The methodology employed in the Cape Bridgewater study started from resident’s diaries of disturbances whilst noise monitoring was occurring. The procedure then took weather data, wind farm operating data and noise data as post-processed data to compare with the diaries to find trends where specific wind farm operations corresponded to the report disturbances. A similar procedure occurred for investigating “noise” complaints from residents concerning a coal-fired power station and a large ventilation fan for an underground coal mine. Limitations in obtaining high-quality full-spectrum wave files were encountered. Typical Class 1 sound level meters have storage limitations of 1 – 2½ days for such high-quality samples. Using multichannel systems such as a Bruel & Kjaer Pulse are expensive and lead to very large storage requirements. Utilising the study procedure resulted in the development of a relatively low cost, two-channel, full-spectrum data recorder for field use, coupled with simultaneous biometric monitoring. The methodology has been successfully employed/developed. The opportunities now available for more detailed processing of this data, together with linking the disturbances to the startle reflex is discussed.
Typically, compliance monitoring in relation to industrial noise sources is assessed in terms of permit conditions that generally are expressed in the A-weighted Leq value. Depending upon the noise source of concern the permit conditions may specify that such noise is to be broadband and free tonal or intermittent components, whilst in relation to wind farms there is no such specification. Some regulations or standards for wind farms may require adjustments due to special audible characteristics.
When dealing with complaints associated with such noise sources, Environmental Authorities or the operator of the noise source in question only look to the criteria in the permit conditions – generally in dB(A). However, investigations in response to complaints require a different methodology if one is serious about identifying, resolving and preventing those problems.
When the noise source is low-frequency music from nightclubs or similar, one can undertake on-off tests for identifying the occurrence and source of the noise in the complainant's premises. Whether the noise is audible or inaudible to the persons conducting measurements is not relevant, because in some situations the complainant may have developed a heightened sensitivity to the low-frequency music that is audible to them, but can be inaudible to testing authorities or the consultant employed. The complaint can be investigated by simple on off testing of the music, without the complainant being aware of what is occurring.
In relation to large industrial complexes that may have thousands of noise sources, a more detailed approach is required in relation to investigating the complaint. It is very important to take account of the operating scenarios at which the time the disturbances are alleged to have occurred. In such situations, the benefit of a diary format from residents that can be compared with the operation of the plant is essential.
Going back 30 years ago one relied upon audibly tracking down low-frequency noise and/or the use of graphic level recorders or similar, to monitor the linear output of the sound level meter and/or vibration as part of the investigation, supplemented (if possible) by narrow band analysis.

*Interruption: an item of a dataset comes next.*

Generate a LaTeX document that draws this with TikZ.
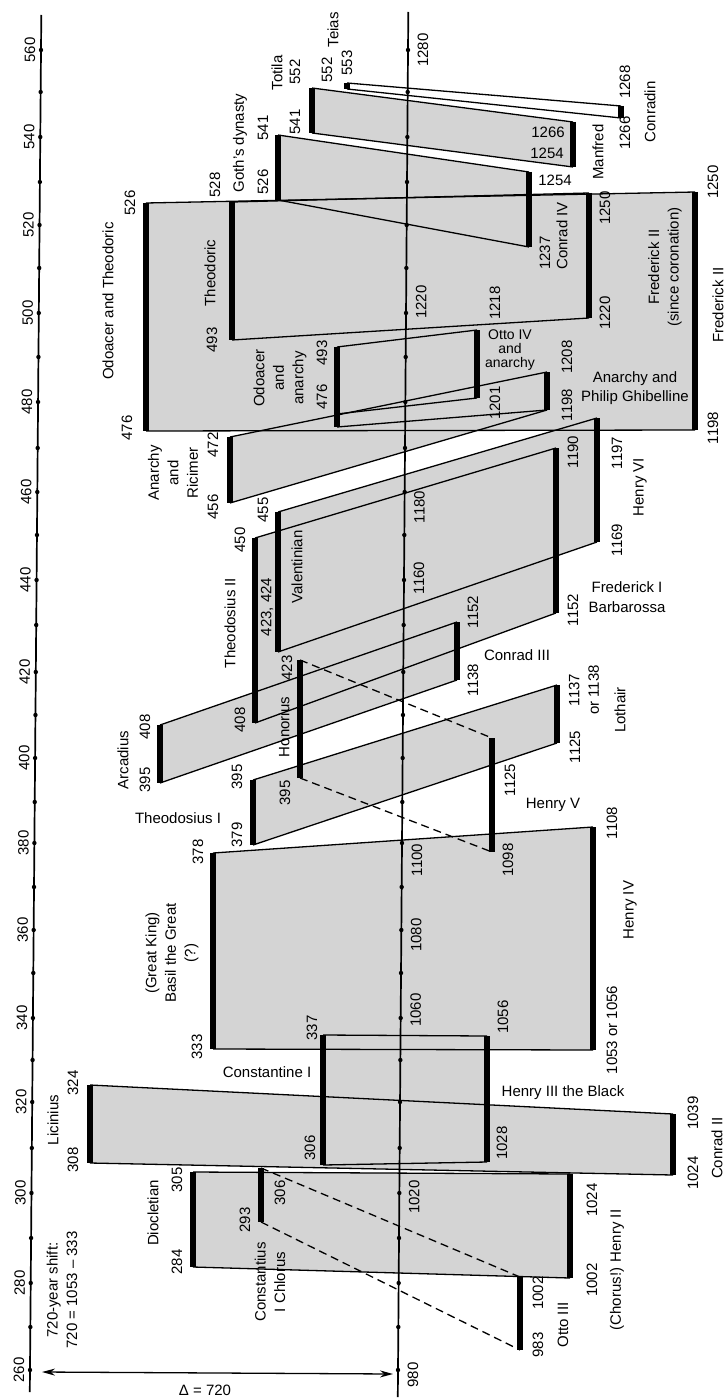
\documentclass[tikz,border=0pt]{standalone}
\usepackage{fontspec}
\setmainfont{Liberation Sans}
\usetikzlibrary{arrows.meta}

\colorlet{stipple}{black!17}
\tikzset{
  reignbar/.style={line width=6pt},
  edge/.style={line width=1.3pt},
  dashedge/.style={line width=1.3pt, dash pattern=on 8pt off 5pt},
  stip/.style={fill=stipple},
  vlab/.style={rotate=90, inner sep=1pt, align=center},
  hlab/.style={inner sep=1pt, align=center},
}

\begin{document}
\begin{tikzpicture}[x=1pt, y=-1pt, font=\fontsize{15}{19.5}\selectfont]
\useasboundingbox (0,0) rectangle (726,1399);

% ── Reign bars, earlier period (x, top, bottom) ─────────────────
\coordinate (licinT) at (90,1085);  \coordinate (licinB) at (90,1163);
\coordinate (dioclT) at (193,1172); \coordinate (dioclB) at (193,1267);
\coordinate (chlorT) at (261,1168); \coordinate (chlorB) at (261,1222);
\coordinate (constT) at (323,1035); \coordinate (constB) at (323,1165);
\coordinate (basilT) at (213,853);  \coordinate (basilB) at (213,1049);
\coordinate (theoIT) at (253,780);  \coordinate (theoIB) at (253,845);
\coordinate (arcadT) at (160,725);  \coordinate (arcadB) at (160,783);
\coordinate (honorT) at (300,660);  \coordinate (honorB) at (300,778);
\coordinate (theoIIT) at (255,538); \coordinate (theoIIB) at (255,723);
\coordinate (valenT) at (278,512);  \coordinate (valenB) at (278,652);
\coordinate (ricimT) at (230,437);  \coordinate (ricimB) at (230,503);
\coordinate (odoanT) at (337,347);  \coordinate (odoanB) at (337,427);
\coordinate (odoanM) at (337,414);
\coordinate (odothT) at (146,203);  \coordinate (odothB) at (146,431);
\coordinate (theodT) at (232,202);  \coordinate (theodB) at (232,340);
\coordinate (gothsT) at (278,135);  \coordinate (gothsB) at (278,200);
\coordinate (totilT) at (312,88);   \coordinate (totilB) at (312,133);
\coordinate (teiasT) at (347,83);   \coordinate (teiasB) at (347,89);

% ── Reign bars, later period ─────────────────────────────────────
\coordinate (conIIT) at (673,1114); \coordinate (conIIB) at (673,1175);
\coordinate (henIIT) at (570,1174); \coordinate (henIIB) at (570,1278);
\coordinate (ottIIIT) at (520,1277); \coordinate (ottIIIB) at (520,1350);
\coordinate (henIIIT) at (487,1036); \coordinate (henIIIB) at (487,1162);
\coordinate (henIVT) at (593,827);  \coordinate (henIVB) at (593,1050);
\coordinate (henVT) at (492,738);   \coordinate (henVB) at (492,852);
\coordinate (lothaT) at (557,685);  \coordinate (lothaB) at (557,743);
\coordinate (conIIIT) at (457,622); \coordinate (conIIIB) at (457,680);
\coordinate (fredIT) at (556,448);  \coordinate (fredIB) at (556,613);
\coordinate (henVIT) at (597,418);  \coordinate (henVIB) at (597,542);
\coordinate (philiT) at (547,372);  \coordinate (philiB) at (547,410);
\coordinate (ottIVT) at (477,330);  \coordinate (ottIVB) at (477,398);
\coordinate (fredIIT) at (695,192); \coordinate (fredIIB) at (695,430);
\coordinate (fredCT) at (589,193);  \coordinate (fredCB) at (589,318);
\coordinate (conIVT) at (529,172);  \coordinate (conIVB) at (529,247);
\coordinate (manfrT) at (573,122);  \coordinate (manfrB) at (573,167);
\coordinate (conraT) at (621,106);  \coordinate (conraB) at (621,118);

% ── Shaded bands ─────────────────────────────────────────────────
\foreach \a/\b in {licin/conII,diocl/henII,const/henIII,basil/henIV,theoI/lotha,arcad/conIII,theoII/fredI,valen/henVI,ricim/phili,odoth/fredII,theod/fredC,goths/conIV,totil/manfr}
  \fill[stip] (\a T) -- (\b T) -- (\b B) -- (\a B) -- cycle;
\fill[stip] (odoanT) -- (ottIVT) -- (ottIVB) -- (odoanM) -- cycle;

% band edges
\foreach \a/\b in {licin/conII,diocl/henII,const/henIII,basil/henIV,theoI/lotha,arcad/conIII,theoII/fredI,valen/henVI,ricim/phili,odoth/fredII,theod/fredC,goths/conIV,totil/manfr,teias/conra}
  \draw[edge] (\a T) -- (\b T) (\a B) -- (\b B);
\draw[edge] (odoanT) -- (ottIVT) (odoanM) -- (ottIVB);
\draw[edge] (odoanB) -- (philiB);

% dashed correspondences
\foreach \a/\b in {chlor/ottIII,honor/henV}
  \draw[dashedge] (\a T) -- (\b T) (\a B) -- (\b B);

% thick bars
\foreach \r in {licin,diocl,chlor,const,basil,theoI,arcad,honor,theoII,valen,ricim,odoan,odoth,theod,goths,totil,teias,conII,henII,ottIII,henIII,henIV,henV,lotha,conIII,fredI,henVI,phili,ottIV,fredII,fredC,conIV,manfr,conra}
  \draw[reignbar] (\r T) -- (\r B);

% ── Time axes ────────────────────────────────────────────────────
\coordinate (axLtop) at (41.3,15);  \coordinate (axLbot) at (29.8,1392);
\coordinate (axMtop) at (408.3,12); \coordinate (axMbot) at (397.8,1397);
\draw[line width=1.7pt] (axLtop) -- (axLbot);
\draw[line width=1.7pt] (axMtop) -- (axMbot);
\foreach \y in {50,92,137,182,225,268,313,357,402,448,492,535,580,625,672,715,758,802,843,887,930,973,1018,1060,1102,1148,1193,1238,1283,1327,1370}{
  \fill ({30+(1370-\y)*0.00833},\y) circle (2.2pt);
  \fill ({398+(1370-\y)*0.00758},\y) circle (2.2pt);
}
\foreach \t/\y in {260/1370,280/1283,300/1193,320/1102,340/1018,360/930,380/843,400/758,420/672,440/580,460/492,480/402,500/313,520/225,540/137,560/50}
  \node[vlab] (lft\t) at ({19+(1370-\y)*0.00833},\y) {\t};
\foreach \t/\y in {1280/50,1220/302,1180/507,1160/578,1100/860,1080/935,1060/1010,1020/1197,980/1375}
  \node[vlab] (mid\t) at ({413+(1370-\y)*0.00758},\y) {\t};

% 720-year shift
\coordinate (shiftL) at (42,1372);
\coordinate (shiftR) at (393,1374);
\draw[edge, {Stealth[length=13pt,width=7pt]}-{Stealth[length=13pt,width=7pt]}] (shiftL) -- (shiftR);
\node[hlab] (nDelta) at (205,1390) {Δ = 720};
\node[vlab] (nShift) at (62,1290) {720-year shift:\\720 = 1053 -- 333};

% ── Labels, top ──────────────────────────────────────────────────
\node[vlab] (nTeias) at (333,30) {Teias};
\node[vlab] (yTeiasT) at (347,63) {553};
\node[vlab] (yTeiasB) at (327,70) {552};
\node[vlab] (nTotila) at (277,73) {Totila};
\node[vlab] (yTotilT) at (295,72) {552};
\node[vlab] (yTotilB) at (295,122) {541};
\node[vlab] (nGoths) at (240,143) {Goth's dynasty};
\node[vlab] (yGothsT) at (263,128) {541};
\node[vlab] (yGothsB) at (263,182) {526};
\node[vlab] (yTheodT) at (215,185) {528};
\node[vlab] (yOdothT) at (130,203) {526};
\node[vlab] (nTheod) at (210,273) {Theodoric};
\node[vlab] (nOdoth) at (108,301) {Odoacer and Theodoric};
\node[vlab] (yTheodB) at (212,340) {493};
\node[vlab] (yOdothB) at (127,428) {476};

\node[vlab] (yConraT) at (625,82) {1268};
\node[vlab] (yConraB) at (625,133) {1266};
\node[vlab] (nConra) at (650,112) {Conradin};
\node[vlab] (nManfr) at (598,152) {Manfred};
\node[hlab] (yManfrT) at (548,132) {1266};
\node[hlab] (yManfrB) at (547,153) {1254};
\node[hlab] (yConIVT) at (555,180) {1254};
\node[vlab] (yConIVB) at (545,253) {1237};
\node[vlab] (nConIV) at (562,236) {Conrad IV};
\node[vlab] (yFredCT) at (605,208) {1250};
\node[vlab] (yFredCB) at (605,313) {1220};
\node[vlab] (nFredC) at (665,267) {Frederick II\\(since coronation)};
\node[vlab] (yFredIIT) at (713,182) {1250};
\node[vlab] (nFredII) at (718,305) {Frederick II};
\node[vlab] (yFredIIB) at (713,428) {1198};

% ── Labels, middle ───────────────────────────────────────────────
\node[vlab] (yOttIVT) at (495,303) {1218};
\node[hlab, font=\fontsize{14}{14}\selectfont] (nOttIV) at (510,350) {Otto IV\\and\\anarchy};
\node[vlab] (yOttIVB) at (495,403) {1201};
\node[vlab] (yPhiliT) at (567,357) {1208};
\node[vlab] (yPhiliB) at (567,405) {1198};
\node[hlab] (nPhili) at (635,388) {Anarchy and\\Philip Ghibelline};
\node[vlab] (yOdoanT) at (322,353) {493};
\node[vlab] (yOdoanB) at (322,397) {476};
\node[vlab] (nOdoan) at (280,378) {Odoacer\\and\\anarchy};
\node[vlab] (yRicimT) at (213,445) {472};
\node[vlab] (yRicimB) at (213,507) {456};
\node[vlab] (nRicim) at (173,473) {Anarchy\\and\\Ricimer};
\node[vlab] (yHenVIT) at (617,453) {1197};
\node[vlab] (yHenVIB) at (617,540) {1169};
\node[vlab] (nHenVI) at (640,487) {Henry VI};
\node[vlab] (yFredIT) at (573,452) {1190};
\node[vlab] (yFredIB) at (573,610) {1152};
\node[hlab] (nFredI) at (627,597) {Frederick I\\Barbarossa};
\node[vlab] (yValenT) at (263,510) {455};
\node[vlab] (nValen) at (297,567) {Valentinian};
\node[vlab] (yTheoIIT) at (240,540) {450};
\node[vlab] (nTheoII) at (230,623) {Theodosius II};
\node[vlab] (yValenB) at (267,607) {423, 424};
\node[vlab] (yConIIIT) at (473,612) {1152};
\node[vlab] (yConIIIB) at (473,680) {1138};
\node[hlab] (nConIII) at (517,655) {Conrad III};
\node[vlab] (yHonorT) at (287,668) {423};
\node[vlab] (nHonor) at (284,727) {Honorius};
\node[vlab] (yHonorB) at (285,793) {395};
\node[vlab] (yTheoIIB) at (240,720) {408};
\node[vlab] (yLothaT) at (584,690) {1137\\or 1138};
\node[vlab] (yLothaB) at (575,747) {1125};
\node[vlab] (nLotha) at (620,710) {Lothair};
\node[vlab] (nArcad) at (123,760) {Arcadius};
\node[vlab] (yArcadT) at (145,727) {408};
\node[vlab] (yArcadB) at (145,780) {395};
\node[vlab] (yTheoIT) at (237,777) {395};
\node[vlab] (yTheoIB) at (237,835) {379};
\node[hlab] (nTheoI) at (178,818) {Theodosius I};
\node[vlab] (yHenVT) at (510,780) {1125};
\node[vlab] (yHenVB) at (508,860) {1098};
\node[hlab] (nHenV) at (553,805) {Henry V};

% ── Labels, bottom ───────────────────────────────────────────────
\node[vlab] (yBasilT) at (198,852) {378};
\node[vlab] (yHenIVT) at (612,823) {1108};
\node[vlab] (nBasil) at (172,953) {(Great King)\\Basil the Great\\(?)};
\node[vlab] (nHenIV) at (630,910) {Henry IV};
\node[vlab] (yHenIIIT) at (503,1017) {1056};
\node[vlab] (yHenIVB) at (612,1030) {1053 or 1056};
\node[vlab] (yConstT) at (312,1028) {337};
\node[vlab] (yBasilB) at (197,1047) {333};
\node[hlab] (nConst) at (267,1072) {Constantine I};
\node[hlab] (nHenIII) at (563,1093) {Henry III the Black};
\node[vlab] (yLicinT) at (73,1083) {324};
\node[vlab] (yLicinB) at (73,1160) {308};
\node[vlab] (nLicin) at (53,1120) {Licinius};
\node[vlab] (yConstB) at (310,1148) {306};
\node[vlab] (yHenIIIB) at (502,1143) {1028};
\node[vlab] (yConIIT) at (693,1113) {1039};
\node[vlab] (yConIIB) at (693,1173) {1024};
\node[vlab] (nConII) at (717,1148) {Conrad II};
\node[vlab] (yDioclT) at (177,1180) {305};
\node[vlab] (yDioclB) at (177,1262) {284};
\node[vlab] (nDiocl) at (153,1213) {Diocletian};
\node[vlab] (yChlorB) at (245,1220) {293};
\node[vlab] (yChlorT) at (280,1193) {306};
\node[vlab] (nChlor) at (270,1282) {Constantius\\I Chlorus};
\node[vlab] (yHenIIT) at (592,1200) {1024};
\node[vlab] (yHenIIB) at (592,1280) {1002};
\node[vlab] (nHenII) at (617,1270) {(Chorus!) Henry II};
\node[vlab] (yOttIIIT) at (538,1293) {1002};
\node[vlab] (yOttIIIB) at (538,1345) {983};
\node[vlab] (nOttIII) at (563,1325) {Otto III};

\end{tikzpicture}
\end{document}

Successfully identifying noise sources of infrasound or low-frequency noise (“ILFN”) complaints in industrial premises was primarily trial and error, and being aware of the various relatively large noise sources on the site that operate at low operating speeds or involve pressure fluctuations that could be the source of the complaint.
It has been observed that in many cases of ILFN noise complaints the matter of perceived vibration and noise in the infrasound and low-frequency regions are interchangeable. Often there is an incorrect identification by the complainant's (and in some cases by consultants or regulatory authorities) of noise versus vibration.
Such a situation has occurred with the development of wind farms in relatively close proximity to residential premises, and similarly with large power stations or underground mines that have induction fans or ventilation fans respectively, running at low speed and transferring large volumes of air.
Our work to date in using multi-channel extended monitoring (to obtain simultaneous inside/outside measurements) under different operating scenarios of ILFN sources has found that modulation of low-frequency noise at an infrasound rate that occurs at or near the threshold of hearing is able to trigger a response in individuals.
Narrowband analysis has identified the presence of discrete infrasound “components” for repetitive pulsations (“dynamically pulse amplitude modulation”) that may simply be the result of the analysis, not necessarily the presence of such a signal.
The presence of amplitude modulation in the low frequency region, that modulates at an infrasound rate, at or near the threshold of hearing has been identified and may support the following proposal:
“Wind Turbine Syndrome, I propose, is mediated by the vestibular system—by disturbed sensory input to eyes, inner ears, and stretch and pressure receptors in a variety of body locations. These feed back neurologically onto a person's sense of position and motion in space, which is in turn connected in multiple ways to brain functions as disparate as spatial memory and anxiety. Several lines of evidence suggest that the amplitude (power or intensity) of low frequency noise and vibration needed to create these effects may be even lower than the auditory threshold at the same low frequencies. Re-stating this, it appears that even low frequency noise or vibration too weak to hear can still stimulate the human vestibular system, opening the door for the symptoms I call Wind Turbine Syndrome.” Pierpont 2009
With the latest development of technology and analysis that is available the provision of multichannel data recorder for use in the field provides the acoustic starting point (when coupled with the appropriate analysis), that permits the medical investigations necessary for ascertaining the impacts of infrasound and low-frequency noise.